To demonstrate the benefits, we look at the September 2021 findings by the city of Phoenix which worked in partnership with researchers at Arizona State University to engineer a pilot project using the cool pavement in city neighborhoods. Results after one year of the pilot found the whitening technology:

• Lowered surface temperatures at all times of the day
• Had an average surface temperature 10.5 to 12 degrees Fahrenheit lower than traditional asphalt
• Lowered nighttime air temperature at six feet of height on average a half-degree Fahrenheit than that of non-treated surfaces

Yet, is it too good to be true?

The downside of cool pavement

While the benefits are tremendous and the process simple, cool pavement as a solution to global warming is a little more complicated than it sounds.
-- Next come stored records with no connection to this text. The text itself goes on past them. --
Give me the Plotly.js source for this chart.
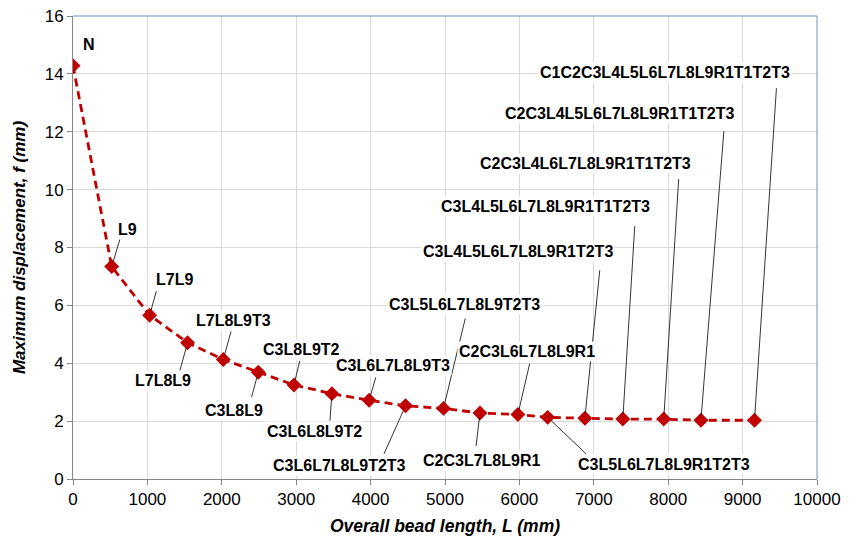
<!DOCTYPE html>
<html>
<head>
<meta charset="utf-8">
<script src="https://cdn.plot.ly/plotly-3.0.1.min.js"></script>
<style>html,body{margin:0;padding:0;background:#fff;}#chart{width:857px;height:536px;}</style>
</head>
<body>
<div id="chart"></div>
<script>
// ---- data ----
const beadLength = [0, 520, 1030, 1540, 2020, 2490, 2970, 3480, 3980, 4470, 4980, 5470, 5980, 6380, 6880, 7390, 7940, 8440, 9160];
const maxDisp = [14.28, 7.34, 5.66, 4.71, 4.13, 3.69, 3.25, 2.95, 2.72, 2.53, 2.44, 2.28, 2.23, 2.13, 2.10, 2.07, 2.07, 2.03, 2.03];
const pointLabels = ["N", "L9", "L7L9", "L7L8L9", "L7L8L9T3", "C3L8L9", "C3L8L9T2", "C3L6L8L9T2",
  "C3L6L7L8L9T3", "C3L6L7L8L9T2T3", "C3L5L6L7L8L9T2T3", "C2C3L7L8L9R1", "C2C3L6L7L8L9R1",
  "C3L5L6L7L8L9R1T2T3", "C3L4L5L6L7L8L9R1T2T3", "C3L4L5L6L7L8L9R1T1T2T3", "C2C3L4L6L7L8L9R1T1T2T3",
  "C2C3L4L5L6L7L8L9R1T1T2T3", "C1C2C3L4L5L6L7L8L9R1T1T2T3"];
const xTickVals = [0,1000,2000,3000,4000,5000,6000,7000,8000,9000,10000];
const xTickText = ["0","1000","2000","3000","4000","5000","6000","7000","8000","9000","10000"];
const yTickVals = [0,2,4,6,8,10,12,14,16];
const yTickText = ["0","2","4","6","8","10","12","14","16"];

// ---- label layout (pixel offsets from each point) ----
const textOffset = [[16,-21],[16,-37],[25,-36],[-25,38],[10,-39],[-24,38],[8,-35],[-17,38],[24,-35],
  [-66,60],[21,-104],[2,47],[9,-63],[116,47],[-67,-167],[-77,-213],[-78,-256],[-81,-307],[-90,-348]];
const leaderOffset = [null,[9,-30],[7,-25],[-8,29],[8,-29],[-7,26],[6,-25],[-2,28],[7,-24],
  [-22,49],[22,-91],[-4,34],[12,-52],[39,37],[15,-149],[12,-194],[15,-241],[23,-290],[22,-333]];

const FONT = "Liberation Sans, Arial, Helvetica, sans-serif";
const red = "#c00000";

const trace = {
  x: beadLength, y: maxDisp, type: "scatter", mode: "lines+markers",
  line: {color: red, width: 2.8, dash: "8px,5px"},
  marker: {symbol: "diamond", size: 11.5, color: red},
  hoverinfo: "x+y", showlegend: false
};

const annotations = [];
pointLabels.forEach((lab, i) => {
  const lo = leaderOffset[i];
  if (lo) {
    annotations.push({
      x: beadLength[i], y: maxDisp[i], xref: "x", yref: "y",
      text: " ", font: {size: 1}, borderpad: 0,
      showarrow: true, arrowhead: 0, arrowwidth: 0.8, arrowcolor: "#000",
      ax: lo[0], ay: lo[1], standoff: 5
    });
  }
});
pointLabels.forEach((lab, i) => {
  const to = textOffset[i];
  annotations.push({
    x: beadLength[i], y: maxDisp[i], xref: "x", yref: "y",
    text: lab, showarrow: false, xanchor: "center", yanchor: "middle",
    xshift: to[0], yshift: -to[1],
    bgcolor: "#ffffff", borderpad: 1,
    font: {family: FONT, size: 16, color: "#000", weight: "bold"}
  });
});

const layout = {
  width: 857, height: 536,
  margin: {l: 73, r: 40, t: 16, b: 57},
  paper_bgcolor: "#fff", plot_bgcolor: "#fff",
  font: {family: FONT, color: "#000"},
  xaxis: {
    range: [0, 10000], tickvals: xTickVals, ticktext: xTickText, ticks: "outside", ticklen: 5, tickcolor: "#868686",
    showgrid: true, gridcolor: "#d9d9d9", gridwidth: 1, zeroline: false,
    showline: true, linecolor: "#868686", linewidth: 1,
    tickfont: {family: FONT, size: 17, color: "#000"},
    title: {text: "Overall bead length, L (mm)", standoff: 17,
      font: {family: FONT, size: 17.5, weight: "bold", style: "italic", color: "#000"}},
    automargin: false
  },
  yaxis: {
    range: [0, 16], tickvals: yTickVals, ticktext: yTickText, ticks: "outside", ticklen: 5, tickcolor: "#868686",
    showgrid: true, gridcolor: "#d9d9d9", gridwidth: 1, zeroline: false,
    showline: true, linecolor: "#868686", linewidth: 1,
    tickfont: {family: FONT, size: 17, color: "#000"},
    title: {text: "Maximum displacement, f (mm)", standoff: 14,
      font: {family: FONT, size: 17, weight: "bold", style: "italic", color: "#000"}},
    automargin: false
  },
  shapes: [
    {type: "line", xref: "paper", yref: "paper", x0: 0, x1: 1, y0: 1, y1: 1, line: {color: "#6a8fc8", width: 1}},
    {type: "line", xref: "paper", yref: "paper", x0: 1, x1: 1, y0: 0, y1: 1, line: {color: "#6a8fc8", width: 1}}
  ],
  annotations: annotations
};

Plotly.newPlot("chart", [trace], layout, {displayModeBar: false, staticPlot: true});
</script>
</body>
</html>
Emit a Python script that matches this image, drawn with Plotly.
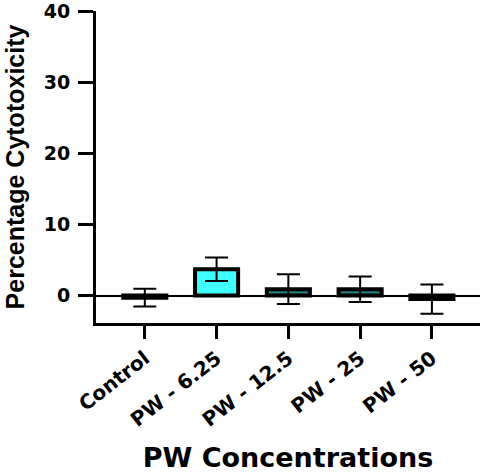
import plotly.graph_objects as go

# Cytotoxicity of PW at increasing concentrations (mean ± SD)
categories = ["Control", "PW - 6.25", "PW - 12.5", "PW - 25", "PW - 50"]
mean_cytotoxicity = [-0.3, 3.7, 0.9, 0.9, -0.5]
sd_cytotoxicity = [1.25, 1.65, 2.1, 1.8, 2.05]
bar_colors = ["#000000", "#40FFFF", "#267a7a", "#267a7a", "#000000"]
y_tick_values = [0, 10, 20, 30, 40]

x_pos = list(range(len(categories)))

y_tick_font = dict(family="DejaVu Sans, Arial, sans-serif", size=19, color="black", weight="bold")
x_tick_font = dict(family="DejaVu Sans, Arial, sans-serif", size=20, color="black", weight="bold")

fig = go.Figure()
fig.add_trace(go.Bar(
    x=x_pos,
    y=mean_cytotoxicity,
    width=0.6,
    marker=dict(color=bar_colors, line=dict(color="black", width=4)),
    error_y=dict(type="data", array=sd_cytotoxicity, visible=True,
                 color="black", thickness=2, width=11.5),
    showlegend=False,
))

fig.update_layout(
    width=492,
    height=476,
    margin=dict(l=96, r=12, t=11, b=153),
    paper_bgcolor="white",
    plot_bgcolor="white",
    xaxis=dict(
        range=[-0.68, 4.67],
        automargin=False,
        tickmode="array",
        tickvals=x_pos,
        ticktext=categories,
        tickangle=-38,
        tickfont=x_tick_font,
        ticks="outside",
        ticklen=13,
        tickwidth=3,
        tickcolor="black",
        showline=True,
        linewidth=3,
        linecolor="black",
        showgrid=False,
        zeroline=False,
        title=dict(text="PW Concentrations",
                   font=dict(family="DejaVu Sans, Arial, sans-serif", size=27,
                             color="black", weight="bold"),
                   standoff=18),
    ),
    yaxis=dict(
        range=[-3.87, 40.1],
        automargin=False,
        tickmode="array",
        tickvals=y_tick_values,
        tickfont=y_tick_font,
        ticks="outside",
        ticklen=15,
        tickwidth=3,
        tickcolor="black",
        ticklabelstandoff=4,
        ticklabeloverflow="allow",
        showline=True,
        linewidth=3,
        linecolor="black",
        showgrid=False,
        zeroline=True,
        zerolinecolor="black",
        zerolinewidth=2,
        title=dict(text="Percentage Cytotoxicity",
                   font=dict(family="Liberation Sans, Arial, sans-serif", size=25,
                             color="black", weight="bold"),
                   standoff=12),
    ),
)

fig.write_html("out.html")
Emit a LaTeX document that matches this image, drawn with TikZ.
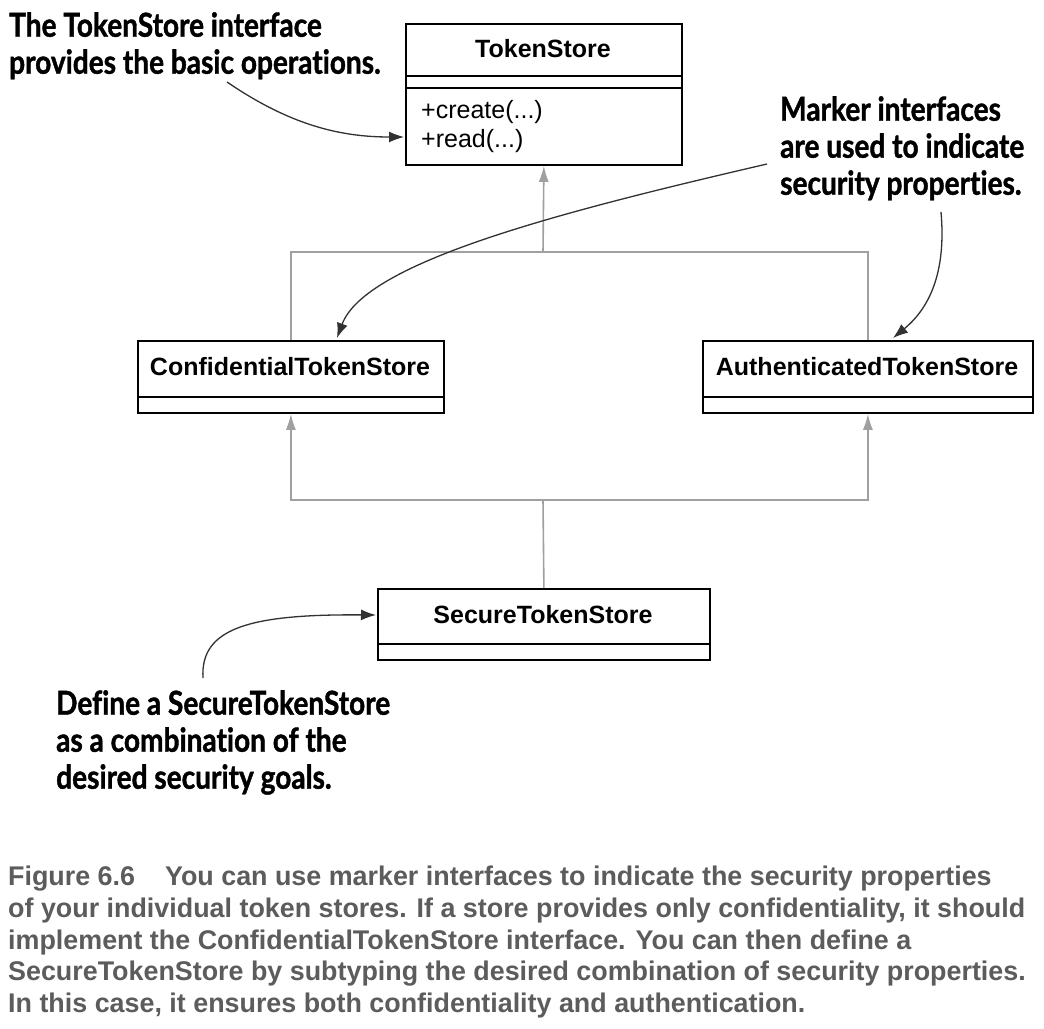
\documentclass[tikz,border=0pt]{standalone}
\usepackage{fontspec}
\setmainfont{Liberation Sans}
\newfontfamily\annfont[FakeStretch=0.85,Ligatures=NoCommon,FakeBold=1.2]{Lato}
\newfontfamily\capfont[FakeStretch=0.995]{Liberation Sans}
\usetikzlibrary{arrows.meta,calc}
\definecolor{genc}{RGB}{160,160,160}
\definecolor{annc}{RGB}{50,50,50}
\definecolor{capc}{RGB}{92,92,92}
\begin{document}
\begin{tikzpicture}[x=1pt,y=-1pt,
  umlbox/.style={draw=black,line width=1.8pt,fill=white,inner sep=0pt,anchor=north west},
  umlname/.style={font=\fontsize{25}{30}\selectfont\bfseries,inner sep=0pt},
  umlop/.style={font=\fontsize{25}{30}\selectfont,inner sep=0pt,anchor=west},
  divider/.style={line width=1.8pt},
  gen/.style={draw=genc,line width=1.6pt,-{Latex[length=16pt,width=10pt,fill=genc]}},
  genline/.style={draw=genc,line width=1.6pt},
  ann/.style={draw=annc,line width=1.3pt,-{Latex[length=15pt,width=11pt]}},
  annot/.style={font=\annfont\fontsize{33}{37}\selectfont\bfseries,align=left,inner sep=0pt,anchor=north west,text=black},
  caption/.style={font=\capfont\fontsize{27}{31.7}\selectfont\bfseries,align=left,inner sep=0pt,anchor=north west,text=capc}
]
\useasboundingbox (0,0) rectangle (1044,1028);
\fill[white] (0,0) rectangle (1044,1028);

% TokenStore
\node[umlbox,minimum width=276pt,minimum height=141pt] (ts) at (405,23) {};
\draw[divider] (405,76) -- (681,76);
\draw[divider] (405,88) -- (681,88);
\node[umlname] (tsname) at (543,49) {TokenStore};
\node[umlop] (tsop1) at (421,112) {+create(...)};
\node[umlop] (tsop2) at (421,141) {+read(...)};

% ConfidentialTokenStore
\node[umlbox,minimum width=306pt,minimum height=72pt] (cts) at (137,340) {};
\draw[divider] (137,397) -- (443,397);
\node[umlname] (ctsname) at (290,367) {ConfidentialTokenStore};

% AuthenticatedTokenStore
\node[umlbox,minimum width=330pt,minimum height=72pt] (ats) at (702,340) {};
\draw[divider] (702,397) -- (1032,397);
\node[umlname] (atsname) at (867,367) {AuthenticatedTokenStore};

% SecureTokenStore
\node[umlbox,minimum width=332pt,minimum height=71pt] (sts) at (377,588) {};
\draw[divider] (377,644) -- (709,644);
\node[umlname] (stsname) at (543,615) {SecureTokenStore};

% generalisation connectors
\coordinate (j1) at (543,252);
\coordinate (j2) at (543,500);
\draw[genline] (cts.north) |- (j1);
\draw[genline] (ats.north) |- (j1);
\draw[gen] (j1) -- (ts.south);
\draw[genline] (sts.north) -- (j2);
\draw[gen] (j2) -| (cts.south);
\draw[gen] (j2) -| (ats.south);

% annotations
\node[annot] (a1) at (9,12) {The TokenStore interface\\provides the basic operations.};
\node[annot] (a2) at (780,96) {Marker interfaces\\are used to indicate\\security properties.};
\node[annot] (a3) at (56,690) {Define a SecureTokenStore\\as a combination of the\\desired security goals.};

\coordinate (s1) at (227,82);
\coordinate (e1) at (404,137);
\draw[ann] (s1) .. controls (290,125) and (340,137) .. (e1);

\coordinate (s2) at (767,164);
\coordinate (e2) at (337,338);
\draw[ann] (s2) .. controls (560,212) and (365,262) .. (e2);

\coordinate (s3) at (941,212);
\coordinate (e3) at (893,338);
\draw[ann] (s3) .. controls (946,268) and (932,306) .. (e3);

\coordinate (s4) at (203,678);
\coordinate (e4) at (376,615);
\draw[ann] (s4) .. controls (200,628) and (250,614) .. (e4);

% caption
\node[caption] (cap) at (8,866) {Figure 6.6\hspace{30pt}You can use marker interfaces to indicate the security properties\\
of your individual token stores. If a store provides only confidentiality, it should\\
implement the ConfidentialTokenStore interface. You can then define a\\
SecureTokenStore by subtyping the desired combination of security properties.\\
In this case, it ensures both confidentiality and authentication.};
\end{tikzpicture}
\end{document}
Consider the sun’s rays when they bounce off a white surface and reflect upward. Where do they go and what do they do?

A report, titled “Unintended Consequences: A Research Synthesis Examining the Use of Reflecting Pavements to Mitigate the Urban Heat Island Effect” offers insight. Researchers found when sunlight is reflected into the atmosphere it contributes more to global warming and outweighs the benefits of painting the roads, causing Chu’s theory to lose momentum.

Cities and municipalities also face a big implementation hurdle with the U.S. Department of Transportation (DOT) since DOT requires dark-colored aggregates in mix designs.

One reason for the esthetic requirement is the ability for the darker surface to help to melt ice more quickly. And as always, costs for any improvement project may be a challenge. Los Angeles is currently spending $40,000 per mile to paint its streets white.

While it’s true there are overwhelming benefits for the city and its residents, are cool pavements a solution for global warming? Time will tell.

Carmichael is the Marketing & Economics Manager of Asphalt for Delek US Holdings, Inc. in Brentwood, Tennessee.